Las propuestas económicas de los
candidatos en esta campaña electoral se quedan encerradas en la vieja dicotomía
Estado vs. sector privado, debatiendo quién debe administrar mejor el
extractivismo. Es decir, se concentran en los instrumentos y no en los
objetivos del desarrollo. Todos giran en círculos alrededor de la idea del modelo
que puede admisnistrar un “mejor extractivismo”, pero nadie plantea, con
claridad, un cambio de patrón de desarrollo. Ningún candidato se atreve a
proponer una nueva misión de desarrollo que encienda una pasión colectiva por
el mayor tesoro que Bolivia posee: su capital humano y como resultado, se dé un salto cualitativo en la
productividad de los factores de producción y una mejora significativa en la
innovación tecnológica.
Y este capital humano necesita con
urgencia un shock brutal de mejora. Un dato reciente es alarmante: de cada 100
bachilleres en Bolivia, solo 3 aprueban una prueba básica de matemáticas,
química y física. Con ese nivel de formación, ningún modelo económico funciona,
ni estatista ni privatizador. Así estamos
condenados a caminar en círculos en torno del extractivismo.

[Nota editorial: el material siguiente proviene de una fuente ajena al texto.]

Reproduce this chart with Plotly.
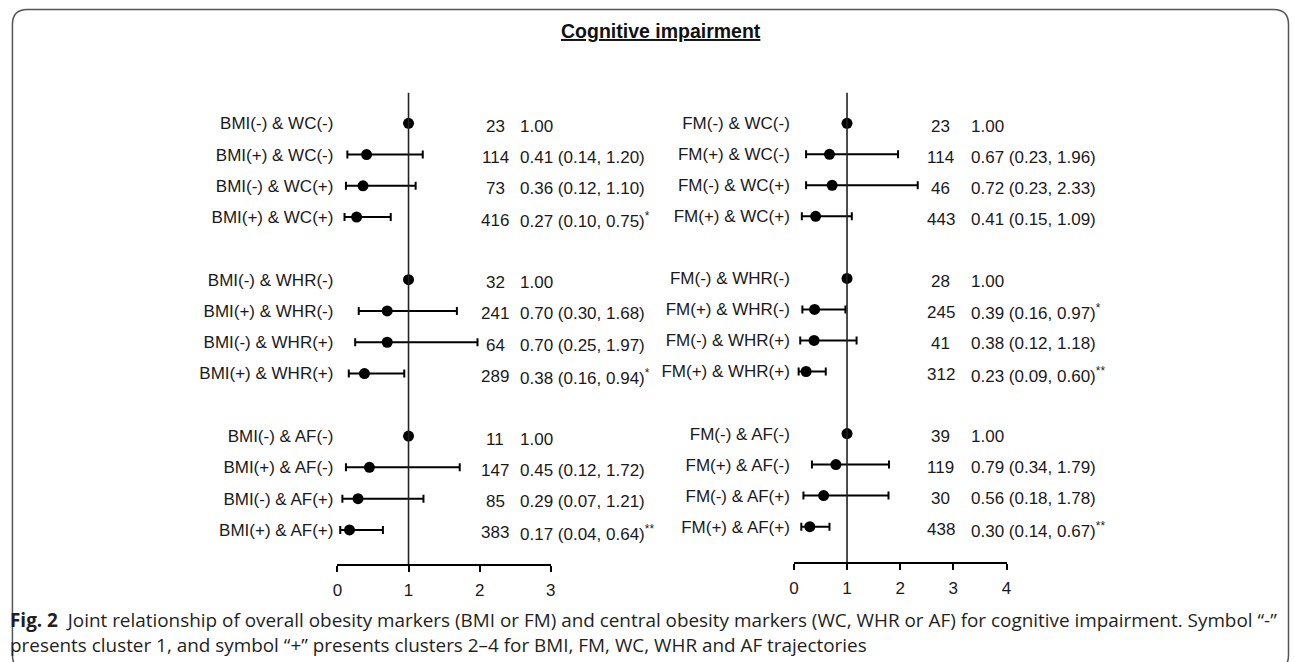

Por tanto, la nueva obsesión nacional
debe ser la educación. Por supuesto, existen también desafíos institucionales,
ambientales y de inclusión social, pero el eje ordenador de toda política
pública, sectorial, regional, macroeconómica de corto y largo plazo y de comercio
exterior, debe ser resolver el drama educativo en el corto plazo. El abordaje
gradual ya no basta. No se trata solo de una reforma educativa desde el
ministerio, sino de un cambio de paradigma nacional: desde las familias, las
empresas, las ONG y los gobiernos locales, todos deben comprometerse a mejorar
diariamente la calidad del aprendizaje y las capacidades de nuestra población. Por lo tanto, la idea del shock de
política pública no está solamente en el tema de la estabilización y si en una
política social de shock, centrada en la educación.
Porque no solo educa el aula. También
educa el entorno laboral, la comunidad, la cultura productiva, la empresa.
Reformar la educación no es tarea exclusiva del sistema escolar, sino de toda
la sociedad y su Estado, por supuesto más pequeño y eficiente. Y solo así, con
un nuevo proyecto de país que invierta en su gente, Bolivia podrá construir una
economía moderna, competitiva, justa y sostenible. Por supuesto el desafío de geometría variable
está en pavimentar el futuro y al mismo tiempo recuperar la estabilidad.
Eliminar la estanflación es una tarea, que junta, el corto y el largo plazo.